The ashes marking our foreheads carry the same meaning contained in the Old Testament practice of covering oneself with ashes. They are a graphic reminder of our sinfulness, an outward sign of inward repentance and mourning as we become aware of our sin. This, too, is good for us because we live in so much denial. With as much openness as we can muster, we invite God to search us and know us and (eventually) lead us into resurrection life.
Longing for God
The purpose for engaging in Lenten disciplines is that we would become more finely attuned to our longing for God so we can seek him with all our hearts. Disciplines of fasting and other kinds of abstinence help us face the hold that our sin patterns have on us so we can somehow let go of our attachment to anything that is not God.
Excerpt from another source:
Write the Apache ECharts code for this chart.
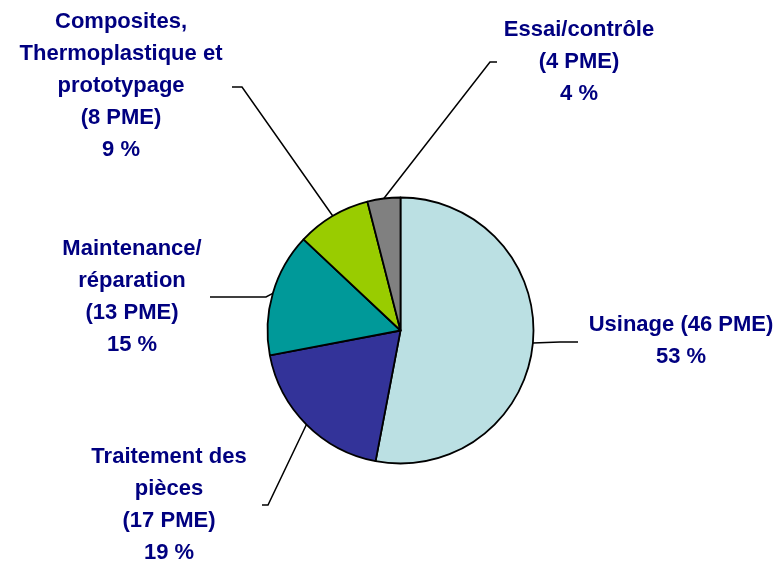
<!DOCTYPE html>
<html>
<head>
<meta charset="utf-8">
<script src="https://cdn.jsdelivr.net/npm/echarts@6/dist/echarts.min.js"></script>
<style>
  html, body { margin: 0; padding: 0; background: #fff; }
  #chart { width: 784px; height: 563px; }
</style>
</head>
<body>
<div id="chart"></div>
<script>
// données
const categories = ['Usinage', 'Traitement des\npièces', 'Maintenance/\nréparation', 'Composites,\nThermoplastique et\nprototypage', 'Essai/contrôle'];
const pmeCounts = [46, 17, 13, 8, 4];
const shares = [53, 19, 15, 9, 4];
const colors = ['#BBE0E3', '#333399', '#009999', '#99CC00', '#808080'];

// placement des étiquettes : centre du texte, coude et fin du trait
const labelSpots = [
  { cx: 681, cy: 341, bend: [560, 342], end: [578, 342] },
  { cx: 169, cy: 505, bend: [268, 505], end: [262, 505] },
  { cx: 132, cy: 297, bend: [266, 297], end: [210, 297] },
  { cx: 121, cy: 86, bend: [242, 87], end: [232, 87] },
  { cx: 579, cy: 62, bend: [490, 62], end: [497, 62] }
];

const chart = echarts.init(document.getElementById('chart'));

const labelText = (i) => {
  const sep = i === 0 ? ' ' : '\n';
  const txt = categories[i] + sep + '(' + pmeCounts[i] + ' PME)\n' + shares[i] + ' %';
  return txt.split('\n').map(l => '{t|' + l + '}').join('\n');
};

chart.setOption({
  animation: false,
  series: [{
    type: 'pie',
    center: [400.5, 330.5],
    radius: 133,
    startAngle: 90,
    clockwise: true,
    avoidLabelOverlap: false,
    emphasis: { disabled: true },
    itemStyle: { borderColor: '#000', borderWidth: 1.8 },
    label: {
      show: true,
      position: 'outside',
      formatter: (p) => labelText(p.dataIndex),
      rich: {
        t: {
          align: 'center',
          fontFamily: 'Liberation Sans, Arial, sans-serif',
          fontWeight: 'bold',
          fontSize: 22,
          lineHeight: 32,
          color: '#000080'
        }
      }
    },
    labelLine: {
      show: true,
      length: 10,
      length2: 10,
      lineStyle: { color: '#000', width: 1.5 }
    },
    labelLayout: (params) => {
      const s = labelSpots[params.dataIndex];
      const start = params.labelLinePoints ? params.labelLinePoints[0] : s.bend;
      return {
        x: s.cx,
        y: s.cy,
        align: 'center',
        verticalAlign: 'middle',
        labelLinePoints: [start, s.bend, s.end]
      };
    },
    data: categories.map((c, i) => ({
      name: c,
      value: shares[i],
      itemStyle: { color: colors[i] }
    }))
  }]
});
</script>
</body>
</html>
As we wrestle with our awareness of the grip our attachments have on us, we enter into the godly grief that leads to repentance, so we can receive forgiveness and walk in new levels of freedom.
God’s Steadfast Love
Serious as the Lenten season is, it is also a time of great hope as we experience God’s steadfast love for us, even in the midst of whatever sin we are acknowledging. In the shadow of Christ’s cross and impending resurrection we are assured that there is forgiveness and cleansing for all who turn to him. In Christ there is the power to pass from death unto life in the places where we ourselves are in need of resurrection.
“I invite you, therefore, in the name of the Church, to the observance of a holy Lent,
by self-examination and repentance; by prayer, fasting and self-denial;
and by reading and meditating on God’s holy Word.
And, to make a right beginning of repentance, and as a mark of our mortal nature,
let us now kneel before the Lord, our maker and redeemer.”